==== SOURCE EXCERPT

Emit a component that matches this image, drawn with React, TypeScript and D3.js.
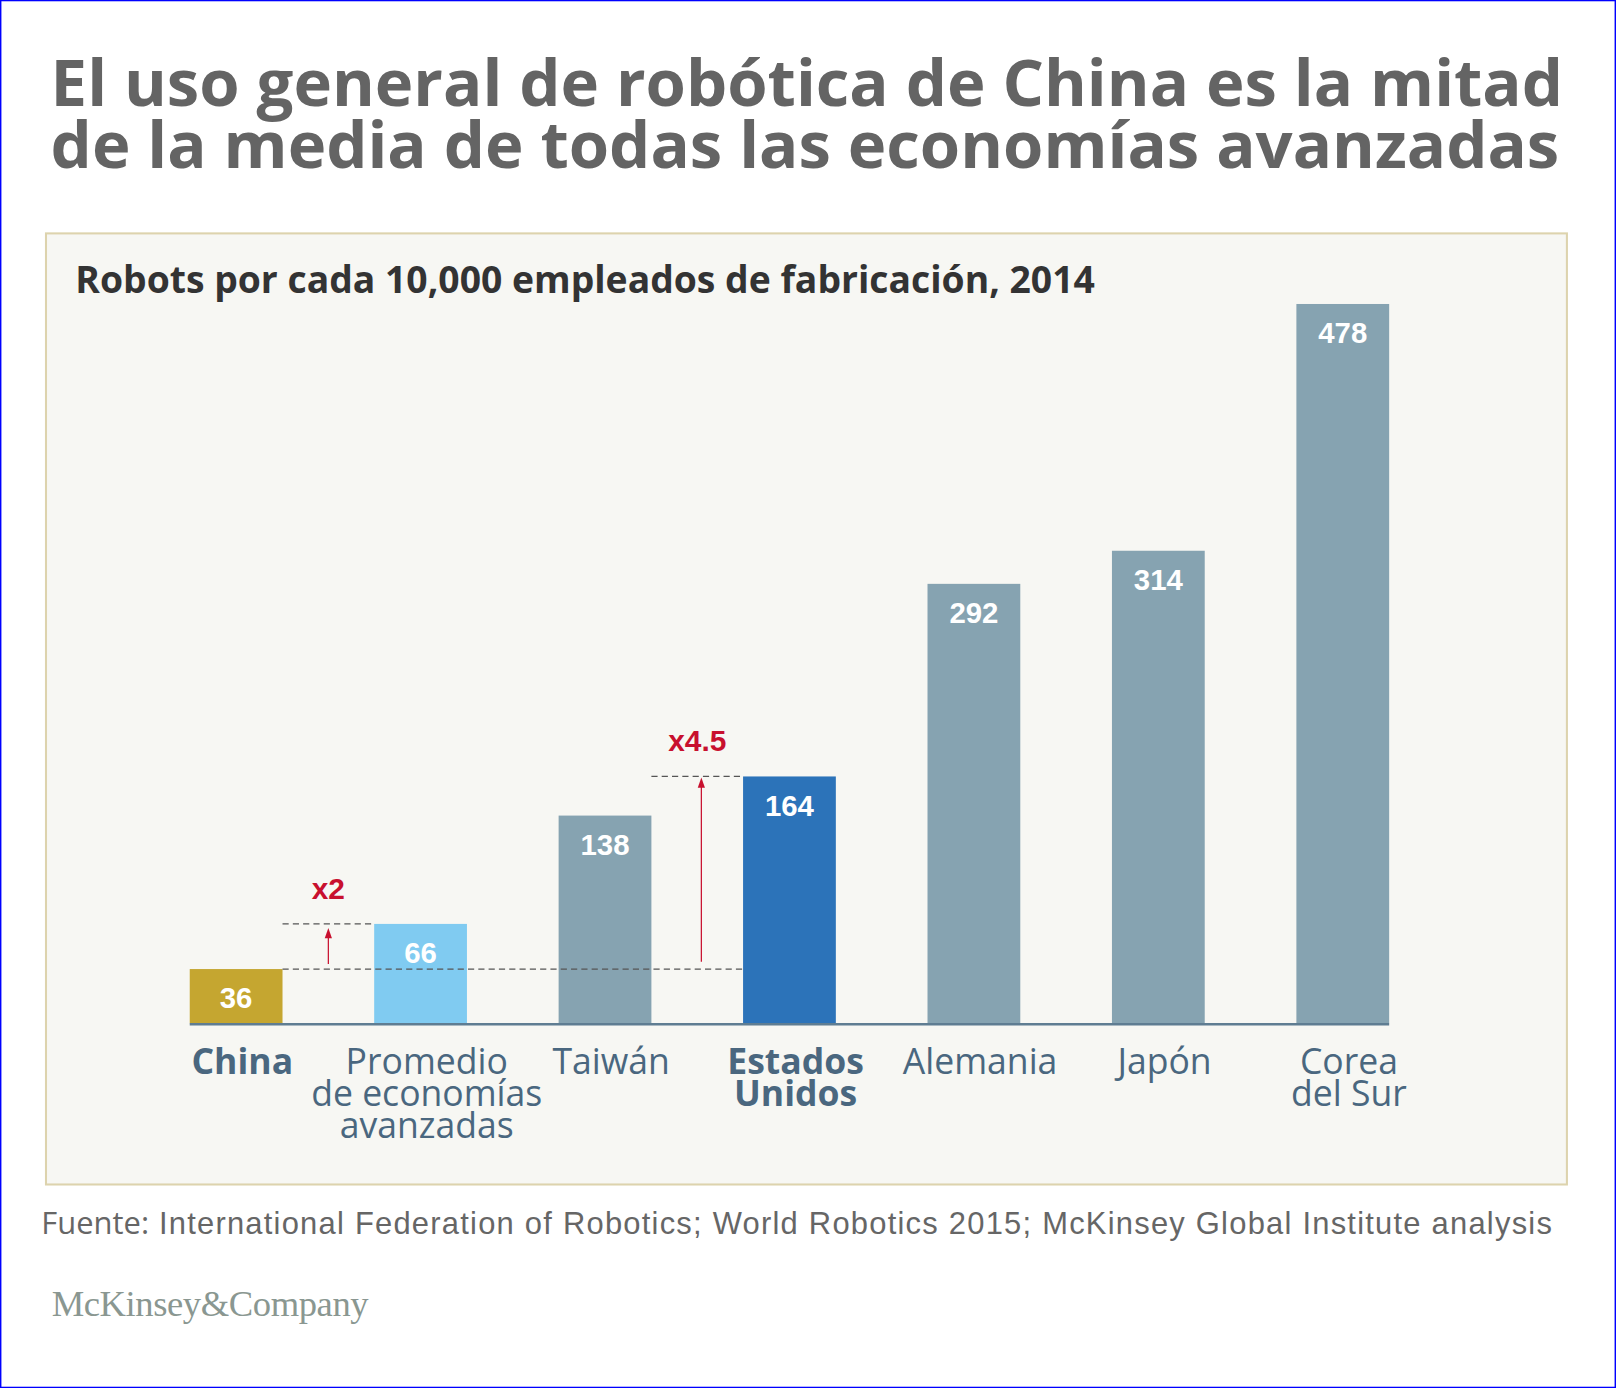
import React from "react";
import * as d3 from "d3";

// chart values
const categories = ["China", "Promedio", "Taiwán", "Estados Unidos", "Alemania", "Japón", "Corea del Sur"];
const values = [36, 66, 138, 164, 292, 314, 478];
const labelLines = [
  ["China"],
  ["Promedio", "de economías", "avanzadas"],
  ["Taiwán"],
  ["Estados", "Unidos"],
  ["Alemania"],
  ["Japón"],
  ["Corea", "del Sur"],
];
const boldLabels = ["China", "Estados Unidos"];
const barColors = ["#c5a630", "#80cbf1", "#86a3b1", "#2c73b9", "#86a3b1", "#86a3b1", "#86a3b1"];

const W = 1568;
const H = 1347;
const x0 = 184;
const x1 = 1348;
const yBase = 993;
const yTop = 295;
const red = "#c8102e";

export default function App() {
  const x = d3.scaleBand<string>().domain(categories).range([x0, x1]).paddingInner(0.497).paddingOuter(0);
  const y = d3.scaleLinear().domain([0, d3.max(values) as number]).range([yBase, yTop]);
  const bw = x.bandwidth();

  const chinaR = (x("China") as number) + bw;
  const promL = x("Promedio") as number;
  const taiR = (x("Taiwán") as number) + bw;
  const usL = x("Estados Unidos") as number;
  const arrow1X = (chinaR + promL) / 2;
  const arrow2X = (taiR + usL) / 2 + 4;

  const arrow = (ax: number, yFrom: number, yTo: number, key: string) => (
    <g key={key}>
      <line x1={ax} x2={ax} y1={yFrom} y2={yTo + 8} stroke={red} strokeWidth={1.2} />
      <path d={`M${ax - 3.5},${yTo + 10} L${ax},${yTo} L${ax + 3.5},${yTo + 10} Z`} fill={red} />
    </g>
  );

  return (
    <svg
      width={1616}
      height={1388}
      viewBox={`0 0 ${W} ${H}`}
      style={{ position: "absolute", left: 0, top: 0 }}
    >
      <rect x={0.5} y={0.5} width={W - 1} height={H - 1} fill="#ffffff" stroke="#0000ff" strokeWidth={1.5} />
      <g fontFamily="'Open Sans', sans-serif" fontWeight={700} fill="#646464" fontSize={63.3}>
        <text x={49} y={103}>El uso general de robótica de China es la mitad</text>
        <text x={49} y={163}>de la media de todas las economías avanzadas</text>
      </g>

      <rect x={44.5} y={226.5} width={1476} height={923} fill="#f7f7f3" stroke="#ddd3ad" strokeWidth={2} />
      <text x={73} y={284} fontFamily="'Open Sans', sans-serif" fontWeight={700} fontSize={36.2} fill="#333333">
        Robots por cada 10,000 empleados de fabricación, 2014
      </text>

      {/* bars */}
      {categories.map((c, i) => (
        <g key={c}>
          <rect x={x(c)} y={y(values[i])} width={bw} height={yBase - y(values[i])} fill={barColors[i]} />
          <text
            x={(x(c) as number) + bw / 2}
            y={y(values[i]) + 38}
            textAnchor="middle"
            fontFamily="'Liberation Sans', Arial, sans-serif"
            fontWeight={700}
            fontSize={28.5}
            fill="#ffffff"
          >
            {values[i]}
          </text>
        </g>
      ))}
      <line x1={x0} x2={x1} y1={yBase + 1} y2={yBase + 1} stroke="#5f7d92" strokeWidth={2.5} />

      {/* category labels */}
      {categories.map((c, i) => (
        <text
          key={"l" + c}
          x={(x(c) as number) + bw / 2 + 6}
          y={1042}
          textAnchor="middle"
          fontFamily="'Open Sans', sans-serif"
          fontWeight={boldLabels.includes(c) ? 700 : 400}
          fontSize={34.5}
          fill="#4a677f"
        >
          {labelLines[i].map((t, j) => (
            <tspan key={j} x={(x(c) as number) + bw / 2 + 6} dy={j === 0 ? 0 : 31}>
              {t}
            </tspan>
          ))}
        </text>
      ))}

      {/* comparison annotations */}
      <g stroke="#555" strokeWidth={1.2} strokeDasharray="6,4">
        <line x1={chinaR} x2={promL} y1={y(66)} y2={y(66)} />
        <line x1={chinaR} x2={usL} y1={y(36)} y2={y(36)} />
        <line x1={taiR} x2={usL} y1={y(164)} y2={y(164)} />
      </g>
      {arrow(arrow1X, y(36) - 5, y(66) + 4, "a1")}
      {arrow(arrow2X, y(36) - 7, y(164) + 1, "a2")}
      <g fontFamily="'Liberation Sans', Arial, sans-serif" fontWeight={700} fontSize={29} fill={red}>
        <text x={arrow1X} y={872} textAnchor="middle">x2</text>
        <text x={arrow2X - 4} y={729} textAnchor="middle">x4.5</text>
      </g>

      <text x={40} y={1198} fontSize={30} fill="#666666" fontFamily="'Liberation Sans', Arial, sans-serif" letterSpacing={1.2}>
        <tspan fontFamily="'Open Sans', sans-serif" letterSpacing={0}>Fuente:</tspan> International Federation of Robotics; World Robotics 2015; McKinsey Global Institute analysis
      </text>
      <text x={50} y={1277} fontSize={35.5} fill="#8a9791" fontFamily="'Liberation Serif', 'DejaVu Serif', serif" letterSpacing={-0.4}>
        McKinsey&amp;Company
      </text>
    </svg>
  );
}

========

» **WHAT YOU HAVE TO DO**: Reproduce the material in its entirety and word for word, without the pictures.

» **FINAL RESULT**:
Emit a component that matches this image, drawn with React, TypeScript and D3.js.
import React from "react";
import * as d3 from "d3";

// chart values
const categories = ["China", "Promedio", "Taiwán", "Estados Unidos", "Alemania", "Japón", "Corea del Sur"];
const values = [36, 66, 138, 164, 292, 314, 478];
const labelLines = [
  ["China"],
  ["Promedio", "de economías", "avanzadas"],
  ["Taiwán"],
  ["Estados", "Unidos"],
  ["Alemania"],
  ["Japón"],
  ["Corea", "del Sur"],
];
const boldLabels = ["China", "Estados Unidos"];
const barColors = ["#c5a630", "#80cbf1", "#86a3b1", "#2c73b9", "#86a3b1", "#86a3b1", "#86a3b1"];

const W = 1568;
const H = 1347;
const x0 = 184;
const x1 = 1348;
const yBase = 993;
const yTop = 295;
const red = "#c8102e";

export default function App() {
  const x = d3.scaleBand<string>().domain(categories).range([x0, x1]).paddingInner(0.497).paddingOuter(0);
  const y = d3.scaleLinear().domain([0, d3.max(values) as number]).range([yBase, yTop]);
  const bw = x.bandwidth();

  const chinaR = (x("China") as number) + bw;
  const promL = x("Promedio") as number;
  const taiR = (x("Taiwán") as number) + bw;
  const usL = x("Estados Unidos") as number;
  const arrow1X = (chinaR + promL) / 2;
  const arrow2X = (taiR + usL) / 2 + 4;

  const arrow = (ax: number, yFrom: number, yTo: number, key: string) => (
    <g key={key}>
      <line x1={ax} x2={ax} y1={yFrom} y2={yTo + 8} stroke={red} strokeWidth={1.2} />
      <path d={`M${ax - 3.5},${yTo + 10} L${ax},${yTo} L${ax + 3.5},${yTo + 10} Z`} fill={red} />
    </g>
  );

  return (
    <svg
      width={1616}
      height={1388}
      viewBox={`0 0 ${W} ${H}`}
      style={{ position: "absolute", left: 0, top: 0 }}
    >
      <rect x={0.5} y={0.5} width={W - 1} height={H - 1} fill="#ffffff" stroke="#0000ff" strokeWidth={1.5} />
      <g fontFamily="'Open Sans', sans-serif" fontWeight={700} fill="#646464" fontSize={63.3}>
        <text x={49} y={103}>El uso general de robótica de China es la mitad</text>
        <text x={49} y={163}>de la media de todas las economías avanzadas</text>
      </g>

      <rect x={44.5} y={226.5} width={1476} height={923} fill="#f7f7f3" stroke="#ddd3ad" strokeWidth={2} />
      <text x={73} y={284} fontFamily="'Open Sans', sans-serif" fontWeight={700} fontSize={36.2} fill="#333333">
        Robots por cada 10,000 empleados de fabricación, 2014
      </text>

      {/* bars */}
      {categories.map((c, i) => (
        <g key={c}>
          <rect x={x(c)} y={y(values[i])} width={bw} height={yBase - y(values[i])} fill={barColors[i]} />
          <text
            x={(x(c) as number) + bw / 2}
            y={y(values[i]) + 38}
            textAnchor="middle"
            fontFamily="'Liberation Sans', Arial, sans-serif"
            fontWeight={700}
            fontSize={28.5}
            fill="#ffffff"
          >
            {values[i]}
          </text>
        </g>
      ))}
      <line x1={x0} x2={x1} y1={yBase + 1} y2={yBase + 1} stroke="#5f7d92" strokeWidth={2.5} />

      {/* category labels */}
      {categories.map((c, i) => (
        <text
          key={"l" + c}
          x={(x(c) as number) + bw / 2 + 6}
          y={1042}
          textAnchor="middle"
          fontFamily="'Open Sans', sans-serif"
          fontWeight={boldLabels.includes(c) ? 700 : 400}
          fontSize={34.5}
          fill="#4a677f"
        >
          {labelLines[i].map((t, j) => (
            <tspan key={j} x={(x(c) as number) + bw / 2 + 6} dy={j === 0 ? 0 : 31}>
              {t}
            </tspan>
          ))}
        </text>
      ))}

      {/* comparison annotations */}
      <g stroke="#555" strokeWidth={1.2} strokeDasharray="6,4">
        <line x1={chinaR} x2={promL} y1={y(66)} y2={y(66)} />
        <line x1={chinaR} x2={usL} y1={y(36)} y2={y(36)} />
        <line x1={taiR} x2={usL} y1={y(164)} y2={y(164)} />
      </g>
      {arrow(arrow1X, y(36) - 5, y(66) + 4, "a1")}
      {arrow(arrow2X, y(36) - 7, y(164) + 1, "a2")}
      <g fontFamily="'Liberation Sans', Arial, sans-serif" fontWeight={700} fontSize={29} fill={red}>
        <text x={arrow1X} y={872} textAnchor="middle">x2</text>
        <text x={arrow2X - 4} y={729} textAnchor="middle">x4.5</text>
      </g>

      <text x={40} y={1198} fontSize={30} fill="#666666" fontFamily="'Liberation Sans', Arial, sans-serif" letterSpacing={1.2}>
        <tspan fontFamily="'Open Sans', sans-serif" letterSpacing={0}>Fuente:</tspan> International Federation of Robotics; World Robotics 2015; McKinsey Global Institute analysis
      </text>
      <text x={50} y={1277} fontSize={35.5} fill="#8a9791" fontFamily="'Liberation Serif', 'DejaVu Serif', serif" letterSpacing={-0.4}>
        McKinsey&amp;Company
      </text>
    </svg>
  );
}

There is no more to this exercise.